■ **Task details**:
Return the listing below unchanged, minus its pictures.

■ **Given material**:
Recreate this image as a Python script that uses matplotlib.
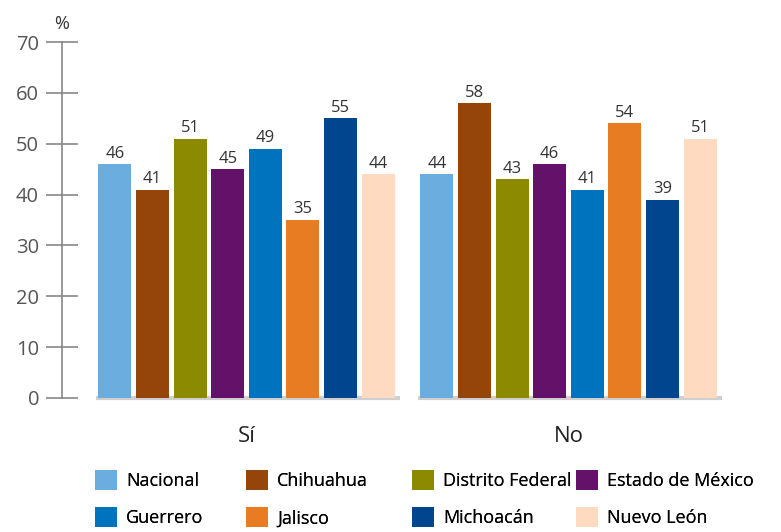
import numpy as np
import matplotlib.pyplot as plt
from matplotlib.patches import Patch

groups = ['Sí', 'No']
states = ['Nacional', 'Chihuahua', 'Distrito Federal', 'Estado de México',
          'Guerrero', 'Jalisco', 'Michoacán', 'Nuevo León']
colors = ['#6cade0', '#96450a', '#8b8a00', '#631169',
          '#0073bf', '#e87c22', '#00468e', '#fddac0']
si_vals = [46, 41, 51, 45, 49, 35, 55, 44]
no_vals = [44, 58, 43, 46, 41, 54, 39, 51]
yticks = [0, 10, 20, 30, 40, 50, 60, 70]

plt.rcParams['font.family'] = ['Open Sans', 'DejaVu Sans']

fig = plt.figure(figsize=(7.81, 5.32), dpi=100)
ax = fig.add_axes([0.0794, 0.2519, 0.87, 0.669])

pitch = 0.1168
width = 0.1025
centers = np.arange(len(groups))
offsets = (np.arange(len(states)) - 3.5) * pitch
data = np.array([si_vals, no_vals])

for i, st in enumerate(states):
    xs = centers + offsets[i]
    ax.bar(xs, data[:, i], width=width, color=colors[i], zorder=2)
    for x, v in zip(xs, data[:, i]):
        ax.text(x, v + 0.5, str(v), ha='center', va='bottom',
                fontsize=12, color='#333333')

# light grey base line under each group
for c in centers:
    ax.plot([c - 4 * pitch, c + 4 * pitch + 0.01], [0, 0], color='#cfcfcf',
            lw=3, solid_capstyle='butt', zorder=1, clip_on=False)

ax.set_xlim(-0.573, -0.573 + 0.87 * 781 / 322)
ax.set_ylim(0, 70)
ax.set_yticks(yticks)
ax.set_yticklabels([str(t) for t in yticks], fontsize=14.5, color='#555555')
ax.tick_params(axis='y', direction='inout', length=23, width=1.2,
               color='#888888', pad=5)
ax.set_xticks(centers)
ax.set_xticklabels(groups, fontsize=16, color='#222222')
ax.tick_params(axis='x', length=0, pad=20)
for s in ['top', 'right', 'bottom']:
    ax.spines[s].set_visible(False)
ax.spines['left'].set_color('#888888')
ax.spines['left'].set_linewidth(1.2)

fig.text(0.0794, 0.955, '%', ha='center', va='center', fontsize=13, color='#333333')

# legend: one small legend per column, two rows each
col_x = [97, 248, 414, 578]
for j in range(4):
    handles = [Patch(facecolor=colors[j], label=states[j]),
               Patch(facecolor=colors[j + 4], label=states[j + 4])]
    leg = fig.legend(handles=handles, loc='upper left',
                     bbox_to_anchor=((col_x[j] - 16) / 781, 1 - 456 / 532),
                     frameon=False, fontsize=13, handlelength=1.2,
                     handleheight=1.3, handletextpad=0.5, labelspacing=0.95,
                     borderpad=0.3)
    fig.add_artist(leg)

fig.savefig('out.png', dpi=100)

■ **Exercise output**:
Recreate this image as a Python script that uses matplotlib.
import numpy as np
import matplotlib.pyplot as plt
from matplotlib.patches import Patch

groups = ['Sí', 'No']
states = ['Nacional', 'Chihuahua', 'Distrito Federal', 'Estado de México',
          'Guerrero', 'Jalisco', 'Michoacán', 'Nuevo León']
colors = ['#6cade0', '#96450a', '#8b8a00', '#631169',
          '#0073bf', '#e87c22', '#00468e', '#fddac0']
si_vals = [46, 41, 51, 45, 49, 35, 55, 44]
no_vals = [44, 58, 43, 46, 41, 54, 39, 51]
yticks = [0, 10, 20, 30, 40, 50, 60, 70]

plt.rcParams['font.family'] = ['Open Sans', 'DejaVu Sans']

fig = plt.figure(figsize=(7.81, 5.32), dpi=100)
ax = fig.add_axes([0.0794, 0.2519, 0.87, 0.669])

pitch = 0.1168
width = 0.1025
centers = np.arange(len(groups))
offsets = (np.arange(len(states)) - 3.5) * pitch
data = np.array([si_vals, no_vals])

for i, st in enumerate(states):
    xs = centers + offsets[i]
    ax.bar(xs, data[:, i], width=width, color=colors[i], zorder=2)
    for x, v in zip(xs, data[:, i]):
        ax.text(x, v + 0.5, str(v), ha='center', va='bottom',
                fontsize=12, color='#333333')

# light grey base line under each group
for c in centers:
    ax.plot([c - 4 * pitch, c + 4 * pitch + 0.01], [0, 0], color='#cfcfcf',
            lw=3, solid_capstyle='butt', zorder=1, clip_on=False)

ax.set_xlim(-0.573, -0.573 + 0.87 * 781 / 322)
ax.set_ylim(0, 70)
ax.set_yticks(yticks)
ax.set_yticklabels([str(t) for t in yticks], fontsize=14.5, color='#555555')
ax.tick_params(axis='y', direction='inout', length=23, width=1.2,
               color='#888888', pad=5)
ax.set_xticks(centers)
ax.set_xticklabels(groups, fontsize=16, color='#222222')
ax.tick_params(axis='x', length=0, pad=20)
for s in ['top', 'right', 'bottom']:
    ax.spines[s].set_visible(False)
ax.spines['left'].set_color('#888888')
ax.spines['left'].set_linewidth(1.2)

fig.text(0.0794, 0.955, '%', ha='center', va='center', fontsize=13, color='#333333')

# legend: one small legend per column, two rows each
col_x = [97, 248, 414, 578]
for j in range(4):
    handles = [Patch(facecolor=colors[j], label=states[j]),
               Patch(facecolor=colors[j + 4], label=states[j + 4])]
    leg = fig.legend(handles=handles, loc='upper left',
                     bbox_to_anchor=((col_x[j] - 16) / 781, 1 - 456 / 532),
                     frameon=False, fontsize=13, handlelength=1.2,
                     handleheight=1.3, handletextpad=0.5, labelspacing=0.95,
                     borderpad=0.3)
    fig.add_artist(leg)

fig.savefig('out.png', dpi=100)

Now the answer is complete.